§ **Work required**
Using the listing below, give the number of lines where "with" appears, and nothing else.

§ **Dataset content**
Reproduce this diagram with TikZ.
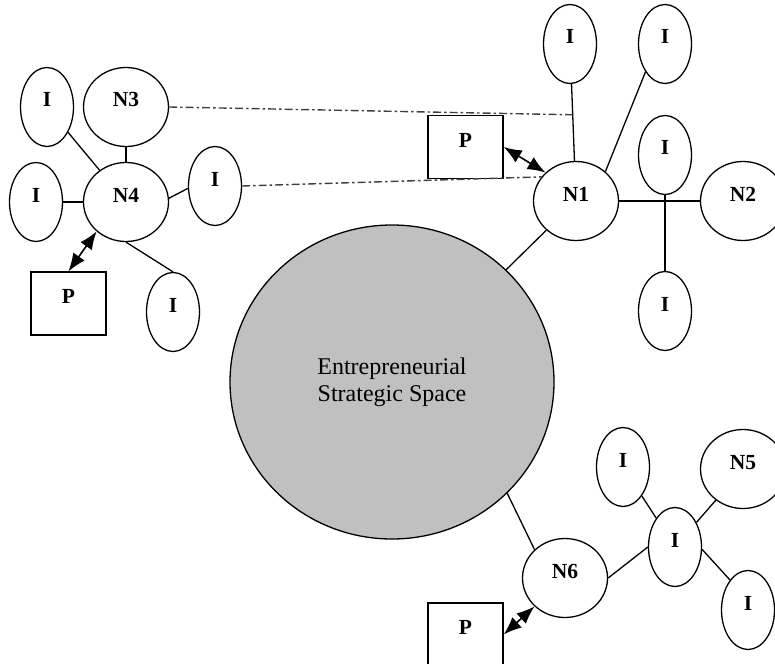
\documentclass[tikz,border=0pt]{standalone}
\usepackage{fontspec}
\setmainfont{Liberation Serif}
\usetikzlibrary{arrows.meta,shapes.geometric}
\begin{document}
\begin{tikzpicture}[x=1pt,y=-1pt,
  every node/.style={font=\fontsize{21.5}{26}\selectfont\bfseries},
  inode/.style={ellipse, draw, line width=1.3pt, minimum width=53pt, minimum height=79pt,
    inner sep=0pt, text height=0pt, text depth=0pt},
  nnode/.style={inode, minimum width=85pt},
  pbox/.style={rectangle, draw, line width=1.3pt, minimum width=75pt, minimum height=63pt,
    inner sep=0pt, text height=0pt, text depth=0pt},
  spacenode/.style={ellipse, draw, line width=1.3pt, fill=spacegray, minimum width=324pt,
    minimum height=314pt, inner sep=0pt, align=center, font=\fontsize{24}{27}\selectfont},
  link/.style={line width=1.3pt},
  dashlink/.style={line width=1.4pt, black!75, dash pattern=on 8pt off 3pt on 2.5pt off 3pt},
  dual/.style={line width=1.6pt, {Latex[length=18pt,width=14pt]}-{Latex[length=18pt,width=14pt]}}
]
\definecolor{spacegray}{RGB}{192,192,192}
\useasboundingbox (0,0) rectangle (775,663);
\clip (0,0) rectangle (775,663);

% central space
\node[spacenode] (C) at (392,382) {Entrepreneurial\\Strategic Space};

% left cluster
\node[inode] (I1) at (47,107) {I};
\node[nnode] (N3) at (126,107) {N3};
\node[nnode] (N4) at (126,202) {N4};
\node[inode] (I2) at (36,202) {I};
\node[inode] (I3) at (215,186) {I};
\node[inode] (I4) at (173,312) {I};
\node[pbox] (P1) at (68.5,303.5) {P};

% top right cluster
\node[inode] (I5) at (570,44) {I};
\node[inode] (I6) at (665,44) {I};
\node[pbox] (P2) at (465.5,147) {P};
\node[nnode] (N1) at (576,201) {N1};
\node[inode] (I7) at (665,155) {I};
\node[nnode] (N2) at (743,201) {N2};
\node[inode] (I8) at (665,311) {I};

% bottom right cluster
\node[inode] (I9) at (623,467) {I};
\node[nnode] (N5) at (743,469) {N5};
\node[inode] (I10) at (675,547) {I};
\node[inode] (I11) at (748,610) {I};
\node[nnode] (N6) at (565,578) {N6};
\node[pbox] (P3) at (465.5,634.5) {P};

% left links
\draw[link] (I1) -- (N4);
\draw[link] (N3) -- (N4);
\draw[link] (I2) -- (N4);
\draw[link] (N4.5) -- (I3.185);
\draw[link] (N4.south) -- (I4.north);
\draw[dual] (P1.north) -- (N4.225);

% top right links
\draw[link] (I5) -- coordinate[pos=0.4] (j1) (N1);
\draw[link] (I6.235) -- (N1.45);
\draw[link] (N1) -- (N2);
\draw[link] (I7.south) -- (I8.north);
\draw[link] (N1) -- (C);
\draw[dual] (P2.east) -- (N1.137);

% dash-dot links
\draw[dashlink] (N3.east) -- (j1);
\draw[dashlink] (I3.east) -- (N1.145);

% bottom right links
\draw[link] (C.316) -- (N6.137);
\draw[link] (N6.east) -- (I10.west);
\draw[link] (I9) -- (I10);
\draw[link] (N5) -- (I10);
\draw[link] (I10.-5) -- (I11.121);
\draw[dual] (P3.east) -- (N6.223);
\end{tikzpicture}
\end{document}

==

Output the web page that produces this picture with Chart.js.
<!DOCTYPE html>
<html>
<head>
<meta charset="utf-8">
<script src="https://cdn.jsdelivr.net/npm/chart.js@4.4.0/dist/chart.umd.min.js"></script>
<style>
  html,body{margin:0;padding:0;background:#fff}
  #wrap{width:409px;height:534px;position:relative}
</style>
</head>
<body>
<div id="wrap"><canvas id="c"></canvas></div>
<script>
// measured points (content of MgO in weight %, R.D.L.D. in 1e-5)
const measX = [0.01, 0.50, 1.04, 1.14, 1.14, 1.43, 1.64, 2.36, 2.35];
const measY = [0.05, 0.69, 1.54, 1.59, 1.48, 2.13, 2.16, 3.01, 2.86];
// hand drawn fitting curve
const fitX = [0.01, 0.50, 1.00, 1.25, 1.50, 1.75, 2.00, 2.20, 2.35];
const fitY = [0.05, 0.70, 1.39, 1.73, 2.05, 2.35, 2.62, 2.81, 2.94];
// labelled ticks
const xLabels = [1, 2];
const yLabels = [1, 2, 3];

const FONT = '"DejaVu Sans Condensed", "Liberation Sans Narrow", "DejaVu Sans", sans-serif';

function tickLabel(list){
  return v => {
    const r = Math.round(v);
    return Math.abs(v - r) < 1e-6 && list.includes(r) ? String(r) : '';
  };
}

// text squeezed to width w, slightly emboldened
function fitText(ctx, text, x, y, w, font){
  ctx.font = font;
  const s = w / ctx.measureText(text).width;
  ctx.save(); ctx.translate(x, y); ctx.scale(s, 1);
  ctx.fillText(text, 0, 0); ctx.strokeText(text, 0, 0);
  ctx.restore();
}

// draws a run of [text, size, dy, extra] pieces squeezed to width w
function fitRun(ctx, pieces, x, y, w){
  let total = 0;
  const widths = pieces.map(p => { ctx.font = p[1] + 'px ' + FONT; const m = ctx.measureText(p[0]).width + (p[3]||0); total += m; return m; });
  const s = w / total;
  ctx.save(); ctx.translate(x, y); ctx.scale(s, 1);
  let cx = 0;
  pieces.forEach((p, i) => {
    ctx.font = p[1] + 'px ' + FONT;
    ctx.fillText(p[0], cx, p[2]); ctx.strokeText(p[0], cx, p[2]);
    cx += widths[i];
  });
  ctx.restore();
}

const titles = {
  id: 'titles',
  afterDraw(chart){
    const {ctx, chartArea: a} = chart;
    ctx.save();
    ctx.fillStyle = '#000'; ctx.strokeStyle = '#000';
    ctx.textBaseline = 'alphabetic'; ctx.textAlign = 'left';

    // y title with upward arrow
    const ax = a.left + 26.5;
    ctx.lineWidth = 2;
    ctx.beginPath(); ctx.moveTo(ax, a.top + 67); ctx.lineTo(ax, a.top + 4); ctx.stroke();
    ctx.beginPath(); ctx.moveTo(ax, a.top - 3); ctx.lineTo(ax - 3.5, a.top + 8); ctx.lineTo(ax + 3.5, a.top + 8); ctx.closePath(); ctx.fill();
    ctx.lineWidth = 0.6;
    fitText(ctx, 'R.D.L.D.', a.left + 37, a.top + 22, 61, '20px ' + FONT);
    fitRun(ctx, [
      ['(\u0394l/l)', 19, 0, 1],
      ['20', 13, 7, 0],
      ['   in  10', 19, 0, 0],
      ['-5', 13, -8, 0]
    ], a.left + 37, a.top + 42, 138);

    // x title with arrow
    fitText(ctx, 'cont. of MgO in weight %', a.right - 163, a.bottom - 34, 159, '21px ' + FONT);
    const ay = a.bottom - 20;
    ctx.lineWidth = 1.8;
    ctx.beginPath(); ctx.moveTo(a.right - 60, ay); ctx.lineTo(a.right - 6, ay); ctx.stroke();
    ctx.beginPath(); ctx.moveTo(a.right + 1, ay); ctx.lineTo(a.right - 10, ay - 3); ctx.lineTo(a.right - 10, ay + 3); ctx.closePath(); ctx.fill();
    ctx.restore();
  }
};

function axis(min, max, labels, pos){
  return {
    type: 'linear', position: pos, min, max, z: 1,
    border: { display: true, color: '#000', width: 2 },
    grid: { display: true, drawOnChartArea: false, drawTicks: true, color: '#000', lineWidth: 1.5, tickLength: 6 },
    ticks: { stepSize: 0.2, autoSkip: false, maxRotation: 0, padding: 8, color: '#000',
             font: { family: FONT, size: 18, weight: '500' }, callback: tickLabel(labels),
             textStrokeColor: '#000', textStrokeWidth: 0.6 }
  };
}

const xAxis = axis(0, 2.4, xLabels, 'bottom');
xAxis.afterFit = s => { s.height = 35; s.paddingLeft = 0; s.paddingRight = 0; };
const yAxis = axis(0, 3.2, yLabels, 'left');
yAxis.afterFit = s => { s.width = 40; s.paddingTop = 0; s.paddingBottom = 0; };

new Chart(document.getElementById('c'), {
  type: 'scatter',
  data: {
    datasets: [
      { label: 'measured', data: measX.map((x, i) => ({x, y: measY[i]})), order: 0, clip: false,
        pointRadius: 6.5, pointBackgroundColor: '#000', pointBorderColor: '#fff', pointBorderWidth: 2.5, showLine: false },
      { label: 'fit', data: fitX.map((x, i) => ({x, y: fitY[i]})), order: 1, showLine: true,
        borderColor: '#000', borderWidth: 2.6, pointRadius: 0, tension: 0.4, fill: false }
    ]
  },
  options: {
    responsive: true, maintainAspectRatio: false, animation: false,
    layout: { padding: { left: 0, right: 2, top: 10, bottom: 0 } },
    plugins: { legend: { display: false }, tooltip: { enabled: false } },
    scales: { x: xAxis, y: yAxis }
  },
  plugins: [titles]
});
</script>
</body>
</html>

§ **Output of the task**
4